SpringBoot structured logging for CSV format

Now structured logging built-in support for Elastic Common Schema (ecs), Graylog Extended Log Format (gelf) and Logstash (logstash), any plan to support CSV format? Now DuckDB, DataFusion, ClickHouse-local all support to query CSV directly with SQL, and CSV friendly to AWK/DataFrame too.

Comment From: mhalbritter

That's quite an interesting idea, I can see that this is useful. We have to do some research on existing CSV formats, i guess.

Comment From: linux-china

That's quite an interesting idea, I can see that this is useful. We have to do some research on existing CSV formats, i guess.

My examples now:

$ duckdb -c "select count(*) from read_csv('http://localhost:8888/actuator/logfile') where column01 = 'ERROR'"
$ duckdb -c "select * from read_csv('http://localhost:8888/actuator/csv/metrics') where name like 'jvm%'"

Of course, you can union logfiles/metrics from multi instances, and it's very convenient.

Comment From: ivamly

Hello, @mhalbritter! May I work on this issue? If so, do you have any suggestions or guidance on how to get started? Thank you!

Comment From: linux-china

Examples for logfile, metrics, env, beans with CSV support.

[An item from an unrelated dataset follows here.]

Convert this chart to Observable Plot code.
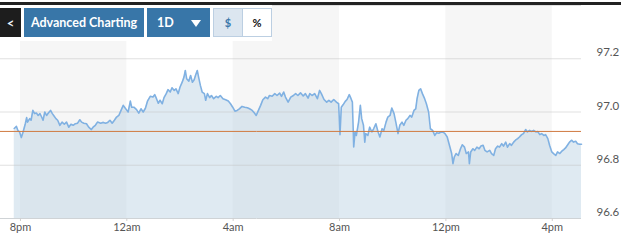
<!DOCTYPE html>
<html>
<head>
<meta charset="utf-8">
<script src="https://cdn.jsdelivr.net/npm/d3@7"></script>
<script src="https://cdn.jsdelivr.net/npm/@observablehq/plot@0.6"></script>
<style>
  html, body { margin: 0; padding: 0; background: #fff; }
  #wrap { position: relative; width: 634px; height: 246px; overflow: hidden; font-family: Lato, sans-serif; }
  #chart { position: absolute; left: 0; top: 0; }
  #topbar { position: absolute; left: 0; top: 2px; width: 621px; height: 2.5px; background: #222; }
  #hdr { position: absolute; left: 0; top: 5px; width: 272px; height: 36px; background: #fff; }
  .btn { position: absolute; top: 8px; height: 29px; box-sizing: border-box; display: flex; align-items: center; justify-content: center; font-family: Lato, sans-serif; font-weight: bold; color: #fff; }
  #back { left: 0; width: 21px; background: #1d1d1d; font-size: 13px; color: #eef4fa; }
  #adv { left: 24px; width: 120px; background: #3876a8; font-size: 12.5px; }
  #period { left: 147px; width: 63px; background: #3876a8; font-size: 12.5px; justify-content: flex-start; padding-left: 10px; }
  #tri { position: absolute; left: 44px; top: 12px; width: 0; height: 0; border-left: 5.5px solid transparent; border-right: 5.5px solid transparent; border-top: 7px solid #fff; }
  #usd { left: 213px; width: 30px; background: #dce6f0; border: 1px solid #bccfe2; color: #3b78ab; font-size: 11px; }
  #pct { left: 242px; width: 30px; background: #fff; border: 1px solid #bccfe2; color: #111; font-size: 11px; }
</style>
</head>
<body>
<div id="wrap">
  <div id="chart"></div>
  <div id="topbar"></div>
  <div id="hdr"></div>
  <div class="btn" id="back">&lt;</div>
  <div class="btn" id="adv">Advanced Charting</div>
  <div class="btn" id="period">1D<span id="tri"></span></div>
  <div class="btn" id="usd">$</div>
  <div class="btn" id="pct">%</div>
</div>
<script>
// minutes since 8pm
const minutes = [
  -14,-9,-6,-2,2,6,11,14,16,21,
  24,28,32,36,40,44,47,51,55,59,
  63,68,72,75,80,84,89,94,99,104,
  109,114,119,124,129,134,138,143,149,154,
  160,164,169,174,181,187,192,197,202,207,
  212,217,222,227,232,235,239,243,248,251,
  256,262,267,272,277,282,287,293,299,303,
  307,311,315,320,324,329,333,338,342,347,
  351,356,360,365,369,372,375,380,384,388,
  392,395,399,402,406,410,415,418,422,427,
  431,436,442,446,451,457,463,469,474,479,
  484,489,494,500,506,512,517,523,528,532,
  537,542,547,553,558,562,568,574,579,585,
  589,594,598,604,610,616,621,626,632,638,
  643,649,653,658,664,670,675,679,685,691,
  696,701,707,713,718,721,724,728,733,737,
  742,746,749,752,755,758,763,767,770,774,
  777,779,784,788,793,797,802,807,811,816,
  820,825,829,834,838,843,847,852,856,861,
  865,870,874,879,883,888,892,895,899,903,
  907,912,916,921,925,930,935,939,944,948,
  953,958,963,968,973,976,979,983,988,993,
  997,1002,1006,1011,1013,1016,1021,1025,1030,1035,
  1039,1044,1048,1053,1059,1063,1068,1072,1077,1081,
  1086,1090,1095,1099,1104,1108,1113,1117,1122,1126,
  1131,1135,1140,1144,1149,1153,1158,1163,1167,1172,
  1176,1181,1185,1190,1194,1199,1203,1208,1212,1217,
  1221,1226,1230,1235,1239,1244,1248,1253,1257,1262,
  1266
];
const prices = [
  96.938,96.946,96.931,96.925,96.904,96.925,96.956,96.979,96.962,96.975,
  96.969,97.006,96.994,96.996,96.987,96.994,96.984,96.969,97.000,96.987,
  96.996,97.006,96.994,96.987,96.975,96.969,96.950,96.962,96.954,96.962,
  96.943,96.954,96.950,96.956,96.958,96.971,96.962,96.958,96.956,96.943,
  96.934,96.943,96.950,96.962,96.958,96.961,96.958,96.961,96.969,96.958,
  96.969,96.981,96.987,97.006,97.025,97.018,97.009,97.000,97.041,97.018,
  97.018,97.009,96.996,97.012,97.000,97.014,97.042,97.059,97.056,97.065,
  97.050,97.033,97.044,97.031,97.054,97.069,97.084,97.075,97.091,97.081,
  97.087,97.069,97.093,97.112,97.131,97.156,97.125,97.116,97.137,97.112,
  97.121,97.137,97.156,97.131,97.100,97.075,97.069,97.044,97.069,97.054,
  97.062,97.050,97.059,97.054,97.062,97.050,97.046,97.041,97.031,97.018,
  97.003,97.006,97.012,97.021,97.018,97.016,97.012,97.006,96.996,96.987,
  97.006,97.025,97.046,97.056,97.050,97.062,97.059,97.069,97.062,97.071,
  97.059,97.075,97.056,97.037,97.056,97.062,97.069,97.062,97.072,97.060,
  97.069,97.052,97.069,97.062,97.069,97.050,97.081,97.069,97.047,97.037,
  97.044,97.037,97.047,97.037,97.031,96.915,97.018,97.027,97.040,97.047,
  97.065,97.050,97.037,96.869,96.925,96.912,96.962,97.025,96.975,96.950,
  96.887,96.919,96.912,96.943,96.925,96.937,96.956,96.925,96.906,96.937,
  96.931,96.962,96.981,96.987,97.015,96.994,96.962,96.919,96.950,96.962,
  96.950,96.969,96.975,96.987,96.981,97.006,97.012,97.050,97.081,97.087,
  97.069,97.050,97.031,97.000,96.937,96.931,96.912,96.922,96.920,96.924,
  96.925,96.919,96.906,96.875,96.844,96.806,96.831,96.844,96.837,96.862,
  96.877,96.868,96.844,96.850,96.806,96.850,96.862,96.856,96.868,96.862,
  96.872,96.875,96.856,96.850,96.856,96.844,96.837,96.862,96.872,96.868,
  96.881,96.872,96.887,96.868,96.881,96.875,96.887,96.894,96.900,96.906,
  96.915,96.919,96.934,96.925,96.931,96.927,96.931,96.925,96.927,96.915,
  96.919,96.912,96.915,96.900,96.875,96.850,96.844,96.837,96.850,96.844,
  96.852,96.859,96.865,96.877,96.887,96.894,96.887,96.890,96.881,96.879,
  96.879
];
const previousClose = 96.927;
const xTickMinutes = [0, 240, 480, 720, 960, 1200];
const xTickLabels = ["8pm", "12am", "4am", "8am", "12pm", "4pm"];
const yTickValues = [96.6, 96.8, 97.0, 97.2];
const yTickLabels = ["96.6", "96.8", "97.0", "97.2"];
const gridValues = [96.8, 97.0, 97.2, 97.4];
const bandStarts = [0, 480, 960];
const bandEnds = [240, 720, 1200];
const xDomain = [-45, 1266];
const yDomain = [96.6, 97.4];

const n = Math.min(minutes.length, prices.length);
const data = d3.range(n).map(i => ({m: minutes[i], p: prices[i]}));
const bands = bandStarts.map((s, i) => ({s, e: bandEnds[i]}));

const chart = Plot.plot({
  width: 634,
  height: 246,
  marginLeft: 0,
  marginRight: 53,
  marginTop: 5,
  marginBottom: 28,
  style: {fontFamily: "Lato, sans-serif", fontSize: "11px", color: "#555", background: "transparent"},
  x: {type: "linear", domain: xDomain, label: null},
  y: {domain: yDomain, label: null},
  marks: [
    Plot.rectY(bands, {x1: "s", x2: "e", y1: yDomain[0], y2: yDomain[1], fill: "#f6f6f6"}),
    Plot.areaY(data, {x: "m", y1: yDomain[0], y2: "p", fill: "#b9d0e3", fillOpacity: 0.45, curve: "linear"}),
    Plot.ruleY(gridValues, {stroke: "#c4c4c4", strokeOpacity: 0.5}),
    Plot.ruleY([yDomain[0]], {stroke: "#cfd3d6"}),
    Plot.line(data, {x: "m", y: "p", stroke: "#80b1e2", strokeWidth: 1.6, curve: "linear"}),
    Plot.ruleY([previousClose], {stroke: "#d07a40", strokeWidth: 1}),
    Plot.axisX({ticks: xTickMinutes, tickFormat: (d, i) => xTickLabels[i], label: null, tickSize: 3, tickPadding: 2, stroke: "#d0d0d0", fill: "#555", fontSize: 11}),
    Plot.axisY({anchor: "right", ticks: yTickValues, tickFormat: (d, i) => yTickLabels[i], label: null, tickSize: 0, tickPadding: 15, dy: -6, fill: "#555", fontSize: 11.5})
  ]
});
document.getElementById("chart").appendChild(chart);
</script>
</body>
</html>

SpringBoot structured logging for CSV format

Comment From: mhalbritter

Hey @ivamly, thanks for the offer. For this issue, we'd like to spend some time on design work, so it's not open for contributions yet.

Comment From: wilkinsona

@linux-china are you aware of any standards or conventions for the column ordering, the contents and their format, and so on in the CSV data for logging?

Comment From: linux-china

Now I use @JsonPropertyOrder to convert POJO to CSV as following:

@JsonPropertyOrder({"id", "nick", "email", "tags"})
public class User {
    private Integer id;
    private String nick;
    private String email;
    private String tags;

For column type or format, and I think CSV Schema Language 1.2 some complicated.

DuckDB use struct style: column1: type, colum2: type , and example as following:

SELECT *
FROM read_csv('flights.csv',
    delim = '|',
    header = true,
    columns = {
        'FlightDate': 'DATE',
        'UniqueCarrier': 'VARCHAR',
        'OriginCityName': 'VARCHAR',
        'DestCityName': 'VARCHAR'
    });

For column ordering and format, and I think the following is fine.

logging.structured.csv.format=column1:type, column2:type, mdc_user, key_code, message

type name is not required if it's text, for most time, and type is not necessary at all. mdc_ prefix is for MDC, and key_ prefix is for KeyValuePair from slf4j 1.3.

Another question is about CSV headers. For new created logfile or rotatated logfile, the headers should be added as first line.

Comment From: philwebb

Another question is about CSV headers. For new created logfile or rotatated logfile, the headers should be added as first line.

This will be quite tricky for us as currently StructuredLogFormatter has no knowledge of the way logs are being written. It will also be difficult if an app is restarted and appends to an existing log.

Comment From: linux-china

@philwebb CSV headers is not a must, and most developers will use schema by themselves, supplied by schema registry or input by themselves.